Listed records:
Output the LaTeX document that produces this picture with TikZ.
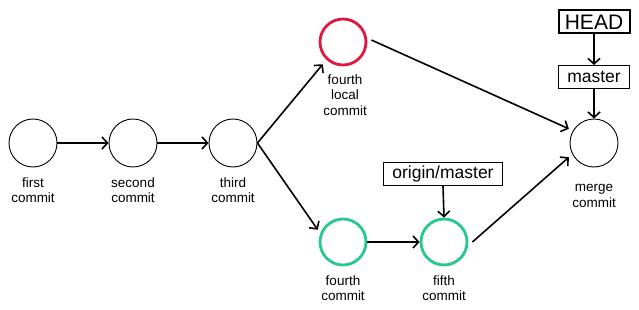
\documentclass[tikz,border=0pt]{standalone}
\usepackage{fontspec}
\setmainfont{Liberation Sans}
\usetikzlibrary{arrows.meta}
\definecolor{cred}{RGB}{222,24,64}
\definecolor{cgreen}{RGB}{38,200,140}
\tikzset{
  commit/.style={circle,draw=black,line width=0.9pt,minimum size=48pt,inner sep=0pt},
  redc/.style={commit,draw=cred,line width=2.8pt,minimum size=46pt},
  greenc/.style={commit,draw=cgreen,line width=2.8pt,minimum size=46pt},
  lbl/.style={align=center,font=\fontsize{13.5}{15.5}\selectfont,inner sep=0pt},
  ref/.style={draw=black,line width=1pt,minimum width=71pt,minimum height=23pt,inner sep=1pt,font=\fontsize{17.5}{20}\selectfont},
  headbox/.style={ref,line width=2pt,font=\fontsize{21}{24}\selectfont},
  arr/.style={line width=1.6pt,-{Straight Barb[length=5.5pt,width=12pt]}}
}
\begin{document}
\begin{tikzpicture}[x=1pt,y=-1pt]
\useasboundingbox (0,0) rectangle (639,310);
\node[commit] (c1) at (33,143) {};
\node[commit] (c2) at (133,143) {};
\node[commit] (c3) at (233,143) {};
\node[redc] (c4l) at (343,42) {};
\node[greenc] (c4) at (343,242) {};
\node[greenc] (c5) at (444,242) {};
\node[commit] (cm) at (594,143) {};
\node[lbl] (l1) at (33,190) {first\\commit};
\node[lbl] (l2) at (133,190) {second\\commit};
\node[lbl] (l3) at (233,190) {third\\commit};
\node[lbl] (l4l) at (345,95) {fourth\\local\\commit};
\node[lbl] (l4) at (343,288) {fourth\\commit};
\node[lbl] (l5) at (444,288) {fifth\\commit};
\node[lbl] (lm) at (594,196) {merge\\commit};
\node[headbox] (head) at (594,22) {HEAD};
\node[ref] (master) at (594,77) {master};
\node[ref,minimum width=119pt] (om) at (443,174) {origin/master};
\draw[arr] (c1.east) -- (c2.west);
\draw[arr] (c2.east) -- (c3.west);
\draw[arr] (c3.east) -- ([shift={(-3,5)}]c4l.south west);
\draw[arr] (c3.east) -- ([shift={(-8,5)}]c4.north west);
\draw[arr] ([shift={(4,-2)}]c4l.east) -- ([shift={(-4,-2)}]cm.150);
\draw[arr] (c4.east) -- (c5.west);
\draw[arr] ([shift={(4,0)}]c5.east) -- ([shift={(-4,2)}]cm.210);
\draw[arr] (head.south) -- (master.north);
\draw[arr] (master.south) -- (cm.north);
\draw[arr] (om.south) -- (c5.north);
\end{tikzpicture}
\end{document}
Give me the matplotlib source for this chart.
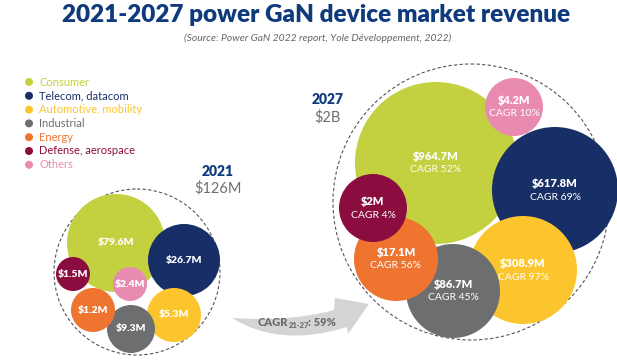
import numpy as np
import matplotlib.pyplot as plt
from matplotlib.patches import Circle, PathPatch
from matplotlib.path import Path

# market segments, revenue in $M
segments = ['Consumer', 'Telecom, datacom', 'Automotive, mobility', 'Industrial',
            'Energy', 'Defense, aerospace', 'Others']
rev_2021 = [79.6, 26.7, 5.3, 9.3, 1.2, 1.5, 2.4]
rev_2027 = [964.7, 617.8, 308.9, 86.7, 17.1, 2.0, 4.2]
cagr = [52, 69, 97, 45, 56, 4, 10]
totals = ['$126M', '$2B']
years = ['2021', '2027']
cagr_total = 59

colors = ['#c3d141', '#172f66', '#fcc42d', '#6d6e70', '#ee7430', '#8b0d3f', '#e98bb1']
navy = '#0f3b7d'
gray = '#6d6e70'

# packed-bubble layout in pixel units (x, y, r)
layout_2021 = [(116, 243, 49), (184, 260, 36), (174, 315, 27), (131, 329, 24),
               (93, 310, 22), (73, 274, 17), (130, 284, 17)]
layout_2027 = [(436, 163, 81), (555, 190, 63), (523, 270, 54), (453, 291, 47),
               (396, 259, 42), (373, 208, 34), (514, 107, 29)]
outer = [(137, 272, 83), (471, 202, 138)]

plt.rcParams['font.family'] = ['Lato', 'DejaVu Sans']

fig = plt.figure(figsize=(6.17, 3.64), dpi=100)
ax = fig.add_axes([0, 0, 1, 1])
ax.set_xlim(0, 617)
ax.set_ylim(364, 0)
ax.axis('off')

ax.text(316, 15, '2021-2027 power GaN device market revenue', ha='center', va='center',
        fontsize=17.5, fontweight='heavy', color=navy)
ax.text(318, 38, '(Source: Power GaN 2022 report, Yole Développement, 2022)', ha='center',
        va='center', fontsize=7.5, style='italic', color='#666666')

# legend
for i, s in enumerate(segments):
    y = 82 + i * 13.8
    ax.add_patch(Circle((29, y), 4, color=colors[i], lw=0))
    ax.text(39, y, s, ha='left', va='center', fontsize=8, color=colors[i])

# outer dashed circles
for cx, cy, r in outer:
    ax.add_patch(Circle((cx, cy), r, fill=False, ls=(0, (3, 2)), lw=0.8, color='#555555'))

# 2021 bubbles
for i in range(len(segments)):
    cx, cy, r = layout_2021[i]
    ax.add_patch(Circle((cx, cy), r, color=colors[i], lw=0))
    ax.text(cx, cy, f'${rev_2021[i]:g}M', ha='center', va='center', fontsize=7.5,
            fontweight='heavy', color='white')

# 2027 bubbles
for i in range(len(segments)):
    cx, cy, r = layout_2027[i]
    ax.add_patch(Circle((cx, cy), r, color=colors[i], lw=0))
    ax.text(cx, cy - 6.5, f'${rev_2027[i]:g}M', ha='center', va='center', fontsize=8,
            fontweight='heavy', color='white')
    ax.text(cx, cy + 7, f'CAGR {cagr[i]}%', ha='center', va='center', fontsize=7.5,
            color='white')

# year / total labels
ax.text(218, 172, years[0], ha='center', va='center', fontsize=10, fontweight='heavy', color=navy)
ax.text(218, 188, totals[0], ha='center', va='center', fontsize=10.5, color=gray)
ax.text(328, 100, years[1], ha='center', va='center', fontsize=10, fontweight='heavy', color=navy)
ax.text(328, 117, totals[1], ha='center', va='center', fontsize=10.5, color=gray)

# curved growth arrow
verts = [(232, 318), (290, 322), (334, 310),   # upper edge
         (335, 298), (369, 304), (348, 334),   # arrowhead
         (347, 327), (280, 348), (232, 318)]   # lower edge back to tail
codes = [Path.MOVETO, Path.CURVE3, Path.CURVE3,
         Path.LINETO, Path.LINETO, Path.LINETO,
         Path.LINETO, Path.CURVE3, Path.CURVE3]
ax.add_patch(PathPatch(Path(verts, codes), facecolor='#d4d4d4', edgecolor='none'))

ax.text(288, 323, 'CAGR', ha='right', va='center', fontsize=8, fontweight='heavy', color=gray)
ax.text(288.5, 326, '21-27', ha='left', va='center', fontsize=5.5, fontweight='heavy', color=gray)
ax.text(307.5, 323, f': {cagr_total}%', ha='left', va='center', fontsize=8, fontweight='heavy', color=gray)

fig.savefig('out.png', dpi=100)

Work to do:
Above are records with pictures. Reproduce exactly only the lines from the line with "Give me the matplotlib source for this chart." through the line with "cagr_total = 59", both ends included, and leave the pictures out.

Task result:
Give me the matplotlib source for this chart.
import numpy as np
import matplotlib.pyplot as plt
from matplotlib.patches import Circle, PathPatch
from matplotlib.path import Path

# market segments, revenue in $M
segments = ['Consumer', 'Telecom, datacom', 'Automotive, mobility', 'Industrial',
            'Energy', 'Defense, aerospace', 'Others']
rev_2021 = [79.6, 26.7, 5.3, 9.3, 1.2, 1.5, 2.4]
rev_2027 = [964.7, 617.8, 308.9, 86.7, 17.1, 2.0, 4.2]
cagr = [52, 69, 97, 45, 56, 4, 10]
totals = ['$126M', '$2B']
years = ['2021', '2027']
cagr_total = 59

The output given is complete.